§ Task to carry out: Go through the material and pull out every line with the string "chart" in it.

§ Data lines:

===

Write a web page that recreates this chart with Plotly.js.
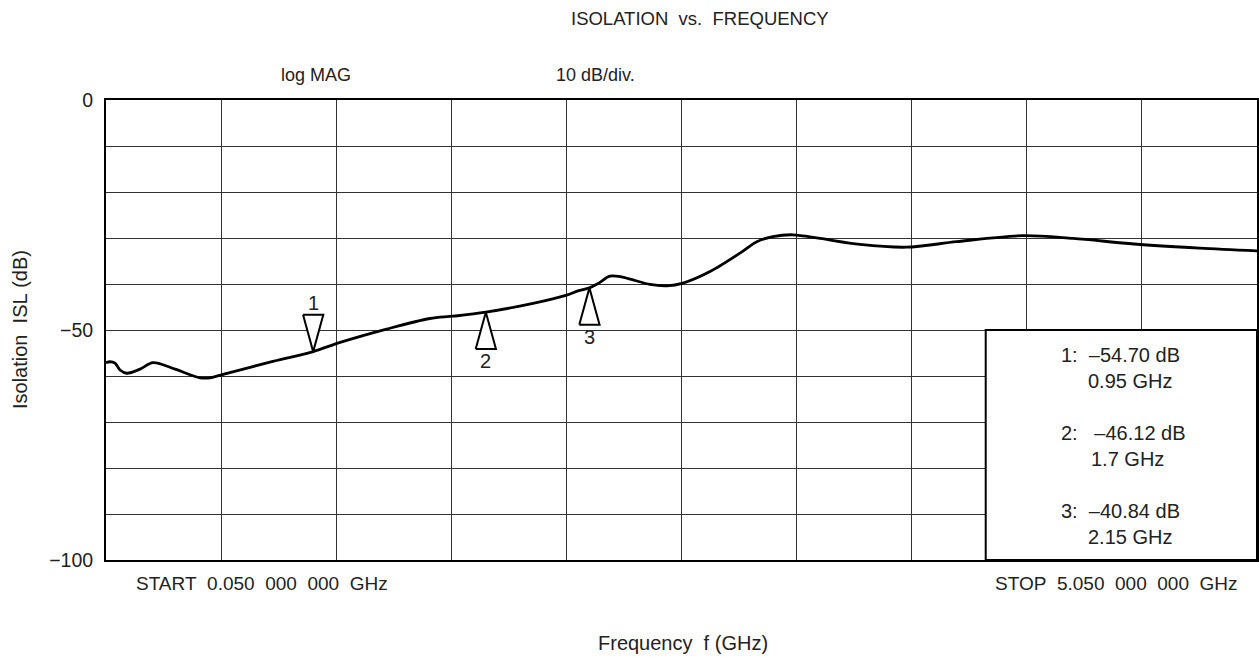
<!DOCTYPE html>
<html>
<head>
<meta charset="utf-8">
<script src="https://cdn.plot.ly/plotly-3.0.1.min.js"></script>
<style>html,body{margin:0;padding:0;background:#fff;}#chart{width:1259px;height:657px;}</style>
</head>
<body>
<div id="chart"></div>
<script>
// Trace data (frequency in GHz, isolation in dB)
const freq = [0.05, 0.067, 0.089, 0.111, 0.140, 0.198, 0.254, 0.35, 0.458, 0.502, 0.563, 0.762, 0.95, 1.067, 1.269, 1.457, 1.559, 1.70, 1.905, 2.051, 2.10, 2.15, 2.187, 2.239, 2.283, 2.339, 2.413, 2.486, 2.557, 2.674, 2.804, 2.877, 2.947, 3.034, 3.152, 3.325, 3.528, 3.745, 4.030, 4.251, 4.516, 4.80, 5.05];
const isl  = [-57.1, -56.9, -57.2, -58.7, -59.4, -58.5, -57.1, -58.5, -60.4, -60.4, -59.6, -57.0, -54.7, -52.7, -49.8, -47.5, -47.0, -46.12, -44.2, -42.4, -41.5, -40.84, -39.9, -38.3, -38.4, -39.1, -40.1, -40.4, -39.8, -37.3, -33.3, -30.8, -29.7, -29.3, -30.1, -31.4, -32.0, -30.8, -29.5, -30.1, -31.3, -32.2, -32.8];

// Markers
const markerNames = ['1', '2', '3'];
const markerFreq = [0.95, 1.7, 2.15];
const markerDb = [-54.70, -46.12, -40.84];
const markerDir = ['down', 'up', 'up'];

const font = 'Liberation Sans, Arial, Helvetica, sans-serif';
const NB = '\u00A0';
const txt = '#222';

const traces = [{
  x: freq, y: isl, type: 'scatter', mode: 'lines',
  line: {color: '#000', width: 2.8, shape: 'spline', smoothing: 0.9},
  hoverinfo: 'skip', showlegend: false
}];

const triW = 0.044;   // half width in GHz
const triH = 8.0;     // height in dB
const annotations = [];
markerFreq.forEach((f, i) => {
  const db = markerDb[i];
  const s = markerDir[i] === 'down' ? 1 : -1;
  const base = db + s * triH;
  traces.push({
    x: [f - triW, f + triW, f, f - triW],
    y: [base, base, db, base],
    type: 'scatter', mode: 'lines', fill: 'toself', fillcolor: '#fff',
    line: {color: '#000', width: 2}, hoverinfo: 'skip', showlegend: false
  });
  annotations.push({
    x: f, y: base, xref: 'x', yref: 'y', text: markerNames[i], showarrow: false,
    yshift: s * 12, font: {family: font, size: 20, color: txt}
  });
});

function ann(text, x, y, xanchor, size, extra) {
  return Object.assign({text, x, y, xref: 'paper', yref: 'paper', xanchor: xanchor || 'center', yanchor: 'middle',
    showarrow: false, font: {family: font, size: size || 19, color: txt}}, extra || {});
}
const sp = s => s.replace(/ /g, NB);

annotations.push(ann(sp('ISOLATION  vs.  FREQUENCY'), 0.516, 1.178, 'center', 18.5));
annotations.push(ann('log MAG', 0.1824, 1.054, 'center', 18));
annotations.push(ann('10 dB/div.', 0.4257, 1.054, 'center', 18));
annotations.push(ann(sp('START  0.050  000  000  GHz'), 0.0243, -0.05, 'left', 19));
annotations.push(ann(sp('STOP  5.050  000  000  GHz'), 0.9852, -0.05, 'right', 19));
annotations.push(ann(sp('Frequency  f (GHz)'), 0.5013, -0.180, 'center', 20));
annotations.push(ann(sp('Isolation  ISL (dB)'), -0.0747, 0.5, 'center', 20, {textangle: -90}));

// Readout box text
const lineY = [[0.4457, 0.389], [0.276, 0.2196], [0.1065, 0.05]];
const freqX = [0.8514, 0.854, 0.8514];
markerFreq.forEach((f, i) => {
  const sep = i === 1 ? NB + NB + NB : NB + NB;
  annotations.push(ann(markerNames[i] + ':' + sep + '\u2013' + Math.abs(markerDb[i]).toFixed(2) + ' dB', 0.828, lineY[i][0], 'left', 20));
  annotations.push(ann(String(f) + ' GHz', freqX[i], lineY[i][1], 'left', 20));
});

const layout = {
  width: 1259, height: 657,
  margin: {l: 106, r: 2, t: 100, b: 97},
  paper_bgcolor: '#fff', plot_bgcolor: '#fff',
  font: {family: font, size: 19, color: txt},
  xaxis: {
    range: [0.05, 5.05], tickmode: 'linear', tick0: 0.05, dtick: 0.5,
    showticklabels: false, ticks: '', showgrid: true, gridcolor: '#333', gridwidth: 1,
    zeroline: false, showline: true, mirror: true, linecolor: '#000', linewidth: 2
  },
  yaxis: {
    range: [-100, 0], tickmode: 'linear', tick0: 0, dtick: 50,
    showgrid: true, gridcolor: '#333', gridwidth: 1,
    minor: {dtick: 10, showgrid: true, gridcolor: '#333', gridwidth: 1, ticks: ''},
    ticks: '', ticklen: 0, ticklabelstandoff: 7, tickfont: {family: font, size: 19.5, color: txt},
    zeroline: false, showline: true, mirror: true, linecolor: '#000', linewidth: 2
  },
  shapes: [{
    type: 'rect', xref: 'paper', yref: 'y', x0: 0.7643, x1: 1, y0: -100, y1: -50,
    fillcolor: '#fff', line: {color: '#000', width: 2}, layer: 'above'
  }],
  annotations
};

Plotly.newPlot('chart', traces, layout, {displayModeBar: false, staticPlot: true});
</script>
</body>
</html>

===

§ Result:
Write a web page that recreates this chart with Plotly.js.
<style>html,body{margin:0;padding:0;background:#fff;}#chart{width:1259px;height:657px;}</style>
<div id="chart"></div>
Plotly.newPlot('chart', traces, layout, {displayModeBar: false, staticPlot: true});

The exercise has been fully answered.